TASK DIRECTIONS: Transcribe every line exactly and omit anything that is a picture.

DATASET CONTENT:
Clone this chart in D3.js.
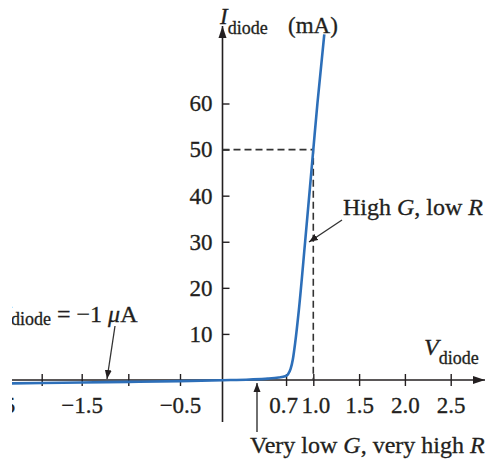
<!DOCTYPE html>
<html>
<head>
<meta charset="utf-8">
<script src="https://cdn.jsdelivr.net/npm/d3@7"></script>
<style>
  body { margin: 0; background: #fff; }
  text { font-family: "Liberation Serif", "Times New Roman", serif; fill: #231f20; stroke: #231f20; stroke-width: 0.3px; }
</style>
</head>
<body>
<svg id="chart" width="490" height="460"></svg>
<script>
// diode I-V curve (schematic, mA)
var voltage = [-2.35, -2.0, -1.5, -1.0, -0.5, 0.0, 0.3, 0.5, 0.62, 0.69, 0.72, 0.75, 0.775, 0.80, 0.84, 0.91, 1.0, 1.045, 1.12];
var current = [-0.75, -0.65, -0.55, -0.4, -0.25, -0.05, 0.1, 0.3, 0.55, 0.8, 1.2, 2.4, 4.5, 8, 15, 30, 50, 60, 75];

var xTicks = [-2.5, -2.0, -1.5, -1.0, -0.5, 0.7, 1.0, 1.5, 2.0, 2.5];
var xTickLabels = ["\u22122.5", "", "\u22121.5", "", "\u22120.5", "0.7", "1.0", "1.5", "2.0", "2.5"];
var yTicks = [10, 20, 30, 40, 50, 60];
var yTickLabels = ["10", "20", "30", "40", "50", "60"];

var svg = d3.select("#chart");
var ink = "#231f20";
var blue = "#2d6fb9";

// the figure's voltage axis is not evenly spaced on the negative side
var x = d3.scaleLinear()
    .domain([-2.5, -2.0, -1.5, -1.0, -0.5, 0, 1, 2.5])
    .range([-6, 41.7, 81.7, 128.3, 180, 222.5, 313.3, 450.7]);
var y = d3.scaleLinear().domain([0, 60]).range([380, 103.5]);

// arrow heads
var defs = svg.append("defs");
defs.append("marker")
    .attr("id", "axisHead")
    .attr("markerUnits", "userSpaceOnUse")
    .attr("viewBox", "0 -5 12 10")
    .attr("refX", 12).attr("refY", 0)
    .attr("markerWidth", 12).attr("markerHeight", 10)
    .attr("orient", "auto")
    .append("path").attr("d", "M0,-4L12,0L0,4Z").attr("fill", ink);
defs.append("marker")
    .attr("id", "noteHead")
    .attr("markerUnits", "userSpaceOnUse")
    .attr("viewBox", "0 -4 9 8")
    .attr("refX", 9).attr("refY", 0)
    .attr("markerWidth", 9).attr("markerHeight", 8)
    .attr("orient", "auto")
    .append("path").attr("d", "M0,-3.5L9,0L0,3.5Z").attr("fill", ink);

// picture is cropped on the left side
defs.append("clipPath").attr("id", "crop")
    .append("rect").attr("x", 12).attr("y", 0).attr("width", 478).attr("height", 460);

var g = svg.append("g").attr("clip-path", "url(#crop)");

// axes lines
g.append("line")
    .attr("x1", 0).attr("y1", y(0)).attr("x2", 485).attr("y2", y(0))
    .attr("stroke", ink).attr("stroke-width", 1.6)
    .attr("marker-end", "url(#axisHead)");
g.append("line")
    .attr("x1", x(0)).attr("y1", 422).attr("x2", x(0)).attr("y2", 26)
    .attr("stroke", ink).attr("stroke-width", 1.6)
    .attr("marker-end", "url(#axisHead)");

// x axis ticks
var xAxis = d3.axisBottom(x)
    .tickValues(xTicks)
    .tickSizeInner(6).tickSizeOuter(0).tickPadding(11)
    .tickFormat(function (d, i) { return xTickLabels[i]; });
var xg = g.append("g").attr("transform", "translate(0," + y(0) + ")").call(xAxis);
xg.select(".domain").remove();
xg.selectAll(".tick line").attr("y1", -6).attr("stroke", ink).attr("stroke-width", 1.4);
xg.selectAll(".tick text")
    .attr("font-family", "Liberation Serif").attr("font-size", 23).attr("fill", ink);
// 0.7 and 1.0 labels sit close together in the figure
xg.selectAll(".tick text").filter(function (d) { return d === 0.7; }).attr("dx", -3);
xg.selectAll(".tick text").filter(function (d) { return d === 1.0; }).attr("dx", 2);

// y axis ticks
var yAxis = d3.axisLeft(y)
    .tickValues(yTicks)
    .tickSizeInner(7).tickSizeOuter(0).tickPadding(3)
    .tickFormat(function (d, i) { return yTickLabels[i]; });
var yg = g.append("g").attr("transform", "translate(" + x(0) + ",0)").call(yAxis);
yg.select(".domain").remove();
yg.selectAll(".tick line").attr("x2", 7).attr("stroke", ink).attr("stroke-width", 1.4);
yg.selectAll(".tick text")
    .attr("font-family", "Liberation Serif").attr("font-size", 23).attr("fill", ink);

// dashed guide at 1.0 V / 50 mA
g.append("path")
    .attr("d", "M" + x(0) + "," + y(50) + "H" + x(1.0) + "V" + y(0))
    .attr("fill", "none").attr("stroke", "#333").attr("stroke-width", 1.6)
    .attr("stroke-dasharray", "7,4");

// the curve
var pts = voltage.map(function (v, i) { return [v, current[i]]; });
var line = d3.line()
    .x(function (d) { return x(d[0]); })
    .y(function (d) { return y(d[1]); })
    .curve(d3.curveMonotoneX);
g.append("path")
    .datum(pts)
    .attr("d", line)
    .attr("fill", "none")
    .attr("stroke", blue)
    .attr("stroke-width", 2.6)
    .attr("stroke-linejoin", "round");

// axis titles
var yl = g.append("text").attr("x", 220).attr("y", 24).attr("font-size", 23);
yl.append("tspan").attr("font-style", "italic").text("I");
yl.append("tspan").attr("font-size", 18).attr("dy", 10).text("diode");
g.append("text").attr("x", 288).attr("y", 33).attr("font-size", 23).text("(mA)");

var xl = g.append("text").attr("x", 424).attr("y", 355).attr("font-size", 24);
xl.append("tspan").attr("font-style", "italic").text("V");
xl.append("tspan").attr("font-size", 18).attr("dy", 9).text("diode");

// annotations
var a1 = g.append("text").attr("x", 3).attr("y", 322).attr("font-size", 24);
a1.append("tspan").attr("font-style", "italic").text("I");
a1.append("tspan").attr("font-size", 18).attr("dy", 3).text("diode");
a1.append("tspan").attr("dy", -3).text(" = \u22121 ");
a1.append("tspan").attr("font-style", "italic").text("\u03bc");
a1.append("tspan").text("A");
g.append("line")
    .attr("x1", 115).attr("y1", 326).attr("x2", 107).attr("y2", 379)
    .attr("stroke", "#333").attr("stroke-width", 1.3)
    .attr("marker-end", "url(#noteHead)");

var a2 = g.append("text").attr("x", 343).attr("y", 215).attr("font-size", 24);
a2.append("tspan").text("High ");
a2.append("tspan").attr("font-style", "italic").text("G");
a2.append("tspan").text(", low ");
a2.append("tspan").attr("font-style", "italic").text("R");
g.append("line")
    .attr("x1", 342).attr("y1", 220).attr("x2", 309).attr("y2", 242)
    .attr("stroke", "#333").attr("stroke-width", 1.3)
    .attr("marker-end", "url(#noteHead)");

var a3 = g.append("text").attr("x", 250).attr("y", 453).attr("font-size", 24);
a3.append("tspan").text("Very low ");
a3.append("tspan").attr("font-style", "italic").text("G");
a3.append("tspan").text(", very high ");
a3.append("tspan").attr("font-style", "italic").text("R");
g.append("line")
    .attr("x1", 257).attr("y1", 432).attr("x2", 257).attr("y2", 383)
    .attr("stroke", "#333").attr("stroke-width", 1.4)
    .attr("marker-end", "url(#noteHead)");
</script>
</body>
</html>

TASK RESULT:
Clone this chart in D3.js.
<!DOCTYPE html>
<html>
<head>
<meta charset="utf-8">
<script src="https://cdn.jsdelivr.net/npm/d3@7"></script>
<style>
  body { margin: 0; background: #fff; }
  text { font-family: "Liberation Serif", "Times New Roman", serif; fill: #231f20; stroke: #231f20; stroke-width: 0.3px; }
</style>
</head>
<body>
<svg id="chart" width="490" height="460"></svg>
<script>
// diode I-V curve (schematic, mA)
var voltage = [-2.35, -2.0, -1.5, -1.0, -0.5, 0.0, 0.3, 0.5, 0.62, 0.69, 0.72, 0.75, 0.775, 0.80, 0.84, 0.91, 1.0, 1.045, 1.12];
var current = [-0.75, -0.65, -0.55, -0.4, -0.25, -0.05, 0.1, 0.3, 0.55, 0.8, 1.2, 2.4, 4.5, 8, 15, 30, 50, 60, 75];

var xTicks = [-2.5, -2.0, -1.5, -1.0, -0.5, 0.7, 1.0, 1.5, 2.0, 2.5];
var xTickLabels = ["\u22122.5", "", "\u22121.5", "", "\u22120.5", "0.7", "1.0", "1.5", "2.0", "2.5"];
var yTicks = [10, 20, 30, 40, 50, 60];
var yTickLabels = ["10", "20", "30", "40", "50", "60"];

var svg = d3.select("#chart");
var ink = "#231f20";
var blue = "#2d6fb9";

// the figure's voltage axis is not evenly spaced on the negative side
var x = d3.scaleLinear()
    .domain([-2.5, -2.0, -1.5, -1.0, -0.5, 0, 1, 2.5])
    .range([-6, 41.7, 81.7, 128.3, 180, 222.5, 313.3, 450.7]);
var y = d3.scaleLinear().domain([0, 60]).range([380, 103.5]);

// arrow heads
var defs = svg.append("defs");
defs.append("marker")
    .attr("id", "axisHead")
    .attr("markerUnits", "userSpaceOnUse")
    .attr("viewBox", "0 -5 12 10")
    .attr("refX", 12).attr("refY", 0)
    .attr("markerWidth", 12).attr("markerHeight", 10)
    .attr("orient", "auto")
    .append("path").attr("d", "M0,-4L12,0L0,4Z").attr("fill", ink);
defs.append("marker")
    .attr("id", "noteHead")
    .attr("markerUnits", "userSpaceOnUse")
    .attr("viewBox", "0 -4 9 8")
    .attr("refX", 9).attr("refY", 0)
    .attr("markerWidth", 9).attr("markerHeight", 8)
    .attr("orient", "auto")
    .append("path").attr("d", "M0,-3.5L9,0L0,3.5Z").attr("fill", ink);

// picture is cropped on the left side
defs.append("clipPath").attr("id", "crop")
    .append("rect").attr("x", 12).attr("y", 0).attr("width", 478).attr("height", 460);

var g = svg.append("g").attr("clip-path", "url(#crop)");

// axes lines
g.append("line")
    .attr("x1", 0).attr("y1", y(0)).attr("x2", 485).attr("y2", y(0))
    .attr("stroke", ink).attr("stroke-width", 1.6)
    .attr("marker-end", "url(#axisHead)");
g.append("line")
    .attr("x1", x(0)).attr("y1", 422).attr("x2", x(0)).attr("y2", 26)
    .attr("stroke", ink).attr("stroke-width", 1.6)
    .attr("marker-end", "url(#axisHead)");

// x axis ticks
var xAxis = d3.axisBottom(x)
    .tickValues(xTicks)
    .tickSizeInner(6).tickSizeOuter(0).tickPadding(11)
    .tickFormat(function (d, i) { return xTickLabels[i]; });
var xg = g.append("g").attr("transform", "translate(0," + y(0) + ")").call(xAxis);
xg.select(".domain").remove();
xg.selectAll(".tick line").attr("y1", -6).attr("stroke", ink).attr("stroke-width", 1.4);
xg.selectAll(".tick text")
    .attr("font-family", "Liberation Serif").attr("font-size", 23).attr("fill", ink);
// 0.7 and 1.0 labels sit close together in the figure
xg.selectAll(".tick text").filter(function (d) { return d === 0.7; }).attr("dx", -3);
xg.selectAll(".tick text").filter(function (d) { return d === 1.0; }).attr("dx", 2);

// y axis ticks
var yAxis = d3.axisLeft(y)
    .tickValues(yTicks)
    .tickSizeInner(7).tickSizeOuter(0).tickPadding(3)
    .tickFormat(function (d, i) { return yTickLabels[i]; });
var yg = g.append("g").attr("transform", "translate(" + x(0) + ",0)").call(yAxis);
yg.select(".domain").remove();
yg.selectAll(".tick line").attr("x2", 7).attr("stroke", ink).attr("stroke-width", 1.4);
yg.selectAll(".tick text")
    .attr("font-family", "Liberation Serif").attr("font-size", 23).attr("fill", ink);

// dashed guide at 1.0 V / 50 mA
g.append("path")
    .attr("d", "M" + x(0) + "," + y(50) + "H" + x(1.0) + "V" + y(0))
    .attr("fill", "none").attr("stroke", "#333").attr("stroke-width", 1.6)
    .attr("stroke-dasharray", "7,4");

// the curve
var pts = voltage.map(function (v, i) { return [v, current[i]]; });
var line = d3.line()
    .x(function (d) { return x(d[0]); })
    .y(function (d) { return y(d[1]); })
    .curve(d3.curveMonotoneX);
g.append("path")
    .datum(pts)
    .attr("d", line)
    .attr("fill", "none")
    .attr("stroke", blue)
    .attr("stroke-width", 2.6)
    .attr("stroke-linejoin", "round");

// axis titles
var yl = g.append("text").attr("x", 220).attr("y", 24).attr("font-size", 23);
yl.append("tspan").attr("font-style", "italic").text("I");
yl.append("tspan").attr("font-size", 18).attr("dy", 10).text("diode");
g.append("text").attr("x", 288).attr("y", 33).attr("font-size", 23).text("(mA)");

var xl = g.append("text").attr("x", 424).attr("y", 355).attr("font-size", 24);
xl.append("tspan").attr("font-style", "italic").text("V");
xl.append("tspan").attr("font-size", 18).attr("dy", 9).text("diode");

// annotations
var a1 = g.append("text").attr("x", 3).attr("y", 322).attr("font-size", 24);
a1.append("tspan").attr("font-style", "italic").text("I");
a1.append("tspan").attr("font-size", 18).attr("dy", 3).text("diode");
a1.append("tspan").attr("dy", -3).text(" = \u22121 ");
a1.append("tspan").attr("font-style", "italic").text("\u03bc");
a1.append("tspan").text("A");
g.append("line")
    .attr("x1", 115).attr("y1", 326).attr("x2", 107).attr("y2", 379)
    .attr("stroke", "#333").attr("stroke-width", 1.3)
    .attr("marker-end", "url(#noteHead)");

var a2 = g.append("text").attr("x", 343).attr("y", 215).attr("font-size", 24);
a2.append("tspan").text("High ");
a2.append("tspan").attr("font-style", "italic").text("G");
a2.append("tspan").text(", low ");
a2.append("tspan").attr("font-style", "italic").text("R");
g.append("line")
    .attr("x1", 342).attr("y1", 220).attr("x2", 309).attr("y2", 242)
    .attr("stroke", "#333").attr("stroke-width", 1.3)
    .attr("marker-end", "url(#noteHead)");

var a3 = g.append("text").attr("x", 250).attr("y", 453).attr("font-size", 24);
a3.append("tspan").text("Very low ");
a3.append("tspan").attr("font-style", "italic").text("G");
a3.append("tspan").text(", very high ");
a3.append("tspan").attr("font-style", "italic").text("R");
g.append("line")
    .attr("x1", 257).attr("y1", 432).attr("x2", 257).attr("y2", 383)
    .attr("stroke", "#333").attr("stroke-width", 1.4)
    .attr("marker-end", "url(#noteHead)");
</script>
</body>
</html>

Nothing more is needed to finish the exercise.